– Молодежь в основном. Но с Украины и Белоруссии уже и пожилые были, а так в основном молодежь.
– Были такие, из окружений сорок первого года?
– Нет, таких не было. Не было у меня в роте людей из окружений.
– Чего больше боялись? Плена, смерти или быть покалеченным?
– Плена, само собой, разумеется… Я говорил, что ходил по ночам с «лимонкой» в руках. А смерти… Молодой еще! Как-то не очень думал об этом. Пожалуй, больше всего – быть покалеченным. Беспомощным оказаться на поле боя. Помощи нет, искалеченный, не дай бог в плен попадешь! Больше всего этого боялся.
– Вы были морально готовы к тому, чтобы использовать последний патрон на себя?
– Я же с «лимонкой» и ходил. Абсолютно не вопрос. Я и ходил по ночам, готовый к смерти в любой момент.
– Скажите, вот мне еще один из командиров говорил, что для солдата самое главное было, чтобы был накормлен, чтобы знал, за что воюет, чтобы верил своему командиру. Вы считаете, что это действительно так? Или что-то еще можете добавить?
– Это правильно. Накормлен, вооружен хорошим оружием. Ну, за что воюет… Солдату в таком большом масштабе, там «за Родину», «за Сталина» – не важно. Ему надо разъяснить, что он за своих близких воюет. Вот это, пожалуй, для него главнее, чем что-то глобальное. Вот сказал, что ты воюешь за мать, сестру, девушку знакомую. Это важно! Близкие в сердце доходят. А так это все правильно.
– Что ближе все-таки, родственники или фронтовое братство? Мне один из солдат уже говорил, что очень много значат конкретно 2–3 человека, группа. Один за другого.
– Конечно. Тут я не делил бы. Я бы параллельно два этих условия поставил. Оба они значимы для человека, для бойца, для солдата. Родственники и эта группка, на которую он надеется в бою. В случае чего они его вытащат в укрытие. Я бы не давал преимущества одному условию, – они параллельны и очень важны.
– Вот Вы были на передовой. Как Вы относились к тем, кто был в тылу? Такая «фронтовая братва» и «тыловые крысы».

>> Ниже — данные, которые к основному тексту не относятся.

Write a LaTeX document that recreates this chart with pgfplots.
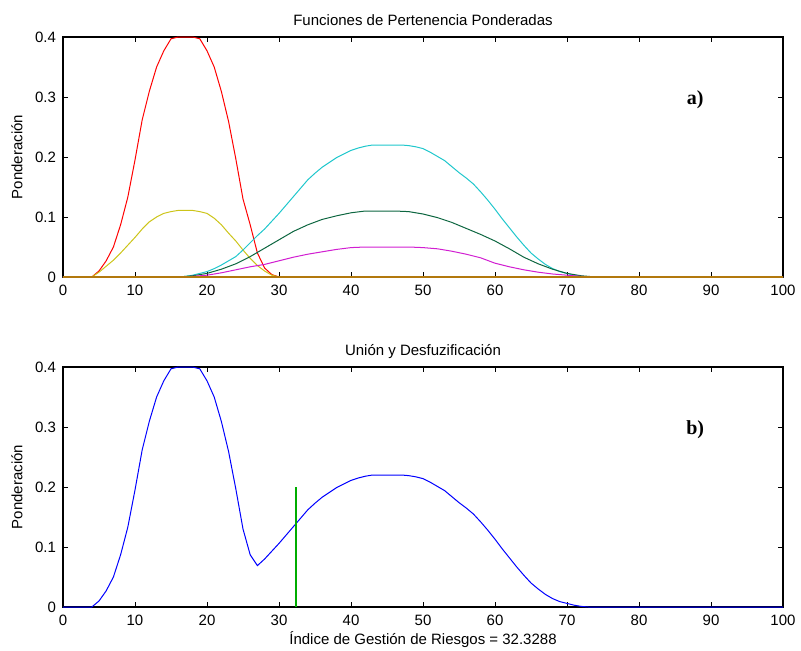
\documentclass[border=0pt]{standalone}
\usepackage{pgfplots}
\pgfplotsset{compat=1.18}
\usepackage{fontspec}
\setmainfont{Liberation Sans}
\newfontfamily\tnr{Liberation Serif}
\definecolor{cred}{rgb}{1,0,0}
\definecolor{cyel}{rgb}{0.80,0.77,0.10}
\definecolor{ccyan}{rgb}{0.12,0.78,0.80}
\definecolor{cdg}{rgb}{0.05,0.40,0.25}
\definecolor{cmag}{rgb}{0.82,0.12,0.82}
\definecolor{cbrown}{rgb}{0.70,0.47,0.05}
\definecolor{cblue}{rgb}{0,0,1}
\definecolor{cgreen}{rgb}{0,0.68,0}
\pgfplotsset{
  mystyle/.style={
    width=360pt, height=120pt, scale only axis,
    xmin=0, xmax=100, ymin=0, ymax=0.4,
    xtick={0,10,...,100}, ytick={0,0.1,0.2,0.3,0.4},
    tick align=inside, tick pos=both,
    major tick length=2.5pt,
    axis line style={line width=0.7pt},
    every tick/.style={black, line width=0.4pt},
    /pgf/number format/assume math mode=true,
    yticklabel style={/pgf/number format/fixed},
    every tick label/.append style={font=\fontsize{7.5}{9}\selectfont},
    xticklabel style={anchor=base, yshift=-9.25pt},
    title style={at={(axis description cs:0.5,1)}, anchor=base, font=\fontsize{7.5}{9}\selectfont},
    ylabel style={at={(axis description cs:-0.064,0.5)}, anchor=center, font=\fontsize{7.5}{9}\selectfont},
    xlabel style={at={(axis description cs:0.5,0)}, anchor=base, yshift=-18.5pt, font=\fontsize{7.5}{9}\selectfont},
    clip=false,
  }
}
\begin{document}
\begin{tikzpicture}
\useasboundingbox (-31.5pt,18.5pt) rectangle (369pt,-306.5pt);
\begin{axis}[mystyle, at={(0,0)}, anchor=north west,
  title={Funciones de Pertenencia Ponderadas}, ylabel={Ponderación}]
\addplot[cred, line width=0.5pt] coordinates {(0,0)(4,0)(5,0.01)(6,0.027)(7,0.05)(8,0.087)(9,0.133)(10,0.195)(11,0.262)(12,0.31)(13,0.35)(14,0.377)(15,0.397)(16,0.4)(17,0.4)(18,0.4)(19,0.397)(20,0.377)(21,0.35)(22,0.309)(23,0.259)(24,0.197)(25,0.13)(26,0.087)(27,0.04)(28,0.015)(29,0.004)(30,0)(100,0)};
\addplot[cyel, line width=0.5pt] coordinates {(0,0)(4,0)(5,0.008)(6,0.018)(7,0.028)(8,0.04)(9,0.053)(10,0.066)(11,0.08)(12,0.092)(13,0.1)(14,0.106)(15,0.109)(16,0.111)(17,0.111)(18,0.111)(19,0.109)(20,0.106)(21,0.098)(22,0.087)(23,0.073)(24,0.06)(25,0.045)(26,0.031)(27,0.019)(28,0.01)(29,0.003)(30,0)(100,0)};
\addplot[ccyan, line width=0.5pt] coordinates {(0,0)(16,0)(17,0.001)(18,0.003)(19,0.006)(20,0.009)(21,0.014)(22,0.02)(23,0.027)(24,0.034)(25,0.045)(26,0.057)(27,0.069)(28,0.08)(29,0.093)(30,0.106)(31,0.12)(32,0.134)(33,0.148)(34,0.162)(35,0.173)(36,0.183)(37,0.191)(38,0.199)(39,0.205)(40,0.211)(41,0.215)(42,0.218)(43,0.22)(44,0.22)(45,0.22)(46,0.22)(47,0.22)(48,0.219)(49,0.217)(50,0.214)(51,0.208)(52,0.201)(53,0.194)(54,0.184)(55,0.174)(56,0.165)(57,0.155)(58,0.142)(59,0.128)(60,0.113)(61,0.097)(62,0.082)(63,0.067)(64,0.053)(65,0.04)(66,0.03)(67,0.021)(68,0.014)(69,0.009)(70,0.006)(71,0.003)(72,0.001)(73,0)(100,0)};
\addplot[cdg, line width=0.5pt] coordinates {(0,0)(16,0)(18,0.002)(20,0.006)(22,0.013)(24,0.022)(26,0.034)(28,0.048)(30,0.062)(32,0.076)(34,0.087)(36,0.096)(38,0.102)(40,0.107)(42,0.11)(44,0.11)(46,0.11)(48,0.109)(50,0.105)(52,0.099)(54,0.091)(56,0.081)(58,0.071)(60,0.06)(62,0.047)(64,0.033)(66,0.022)(68,0.013)(70,0.006)(72,0.002)(74,0)(100,0)};
\addplot[cmag, line width=0.5pt] coordinates {(0,0)(16,0)(18,0.001)(20,0.003)(22,0.007)(24,0.012)(26,0.017)(28,0.021)(30,0.027)(32,0.033)(34,0.038)(36,0.042)(38,0.046)(40,0.049)(42,0.05)(44,0.05)(46,0.05)(48,0.05)(50,0.049)(52,0.047)(54,0.043)(56,0.038)(58,0.032)(60,0.023)(62,0.017)(64,0.012)(66,0.008)(68,0.005)(70,0.003)(72,0.001)(74,0)(100,0)};
\addplot[cbrown, line width=0.6pt] coordinates {(0,0)(100,0)};
\node[font=\tnr\bfseries\fontsize{10}{12}\selectfont] at (axis cs:87.8,0.295) {a)};
\end{axis}
\begin{axis}[mystyle, at={(0,-165pt)}, anchor=north west,
  title={Unión y Desfuzificación}, ylabel={Ponderación},
  xlabel={Índice de Gestión de Riesgos = 32.3288}]
\addplot[cblue, line width=0.5pt] coordinates {(0,0)(4,0)(5,0.01)(6,0.027)(7,0.05)(8,0.087)(9,0.133)(10,0.195)(11,0.262)(12,0.31)(13,0.35)(14,0.377)(15,0.397)(16,0.4)(17,0.4)(18,0.4)(19,0.397)(20,0.377)(21,0.35)(22,0.309)(23,0.259)(24,0.197)(25,0.13)(26,0.087)(27,0.069)(28,0.08)(29,0.093)(30,0.106)(31,0.12)(32,0.134)(33,0.148)(34,0.162)(35,0.173)(36,0.183)(37,0.191)(38,0.199)(39,0.205)(40,0.211)(41,0.215)(42,0.218)(43,0.22)(44,0.22)(45,0.22)(46,0.22)(47,0.22)(48,0.219)(49,0.217)(50,0.214)(51,0.208)(52,0.201)(53,0.194)(54,0.184)(55,0.174)(56,0.165)(57,0.155)(58,0.142)(59,0.128)(60,0.113)(61,0.097)(62,0.082)(63,0.067)(64,0.053)(65,0.04)(66,0.03)(67,0.021)(68,0.014)(69,0.009)(70,0.006)(71,0.003)(72,0.001)(73,0)(100,0)};
\addplot[cgreen, line width=0.8pt] coordinates {(32.3288,0)(32.3288,0.2)};
\node[font=\tnr\bfseries\fontsize{10}{12}\selectfont] at (axis cs:87.8,0.295) {b)};
\end{axis}
\end{tikzpicture}
\end{document}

– Нет, вы знаете, не было такого отношения. Иногда, знаете, потери в ротах были огромные, приводят мобилизацию тылов. «На котле» стоит 3–4 тысячи человек, а в атаку идти некому. Все правдами и неправдами стараются подальше от передовой пристроиться, примазаться. Чувство самосохранения – это от природы. Никуда не денешься. Страшно в атаку идти. Очень страшно. Тем более быть уверенным, что все пойдут, что рота пойдет. Особенно когда долго в обороне сидела. Но у меня не было случаев, что не пошли. Знаете, если боец не поднимется, его тут же расстреляют. В этом же окопе. Поэтому, конечно, чувство самосохранения – его никуда не денешь, – но тут же рядом чувство выполнения долга. И перед своими родными, и перед страной.
Да, чувство самосохранения человеку от природы дано. А чувство долга надо воспитывать. Длительно, годами, непрерывно, постоянно. Даже в человеке образованном. Это надо воспитывать. Чтобы он на смерть сознательно пошел!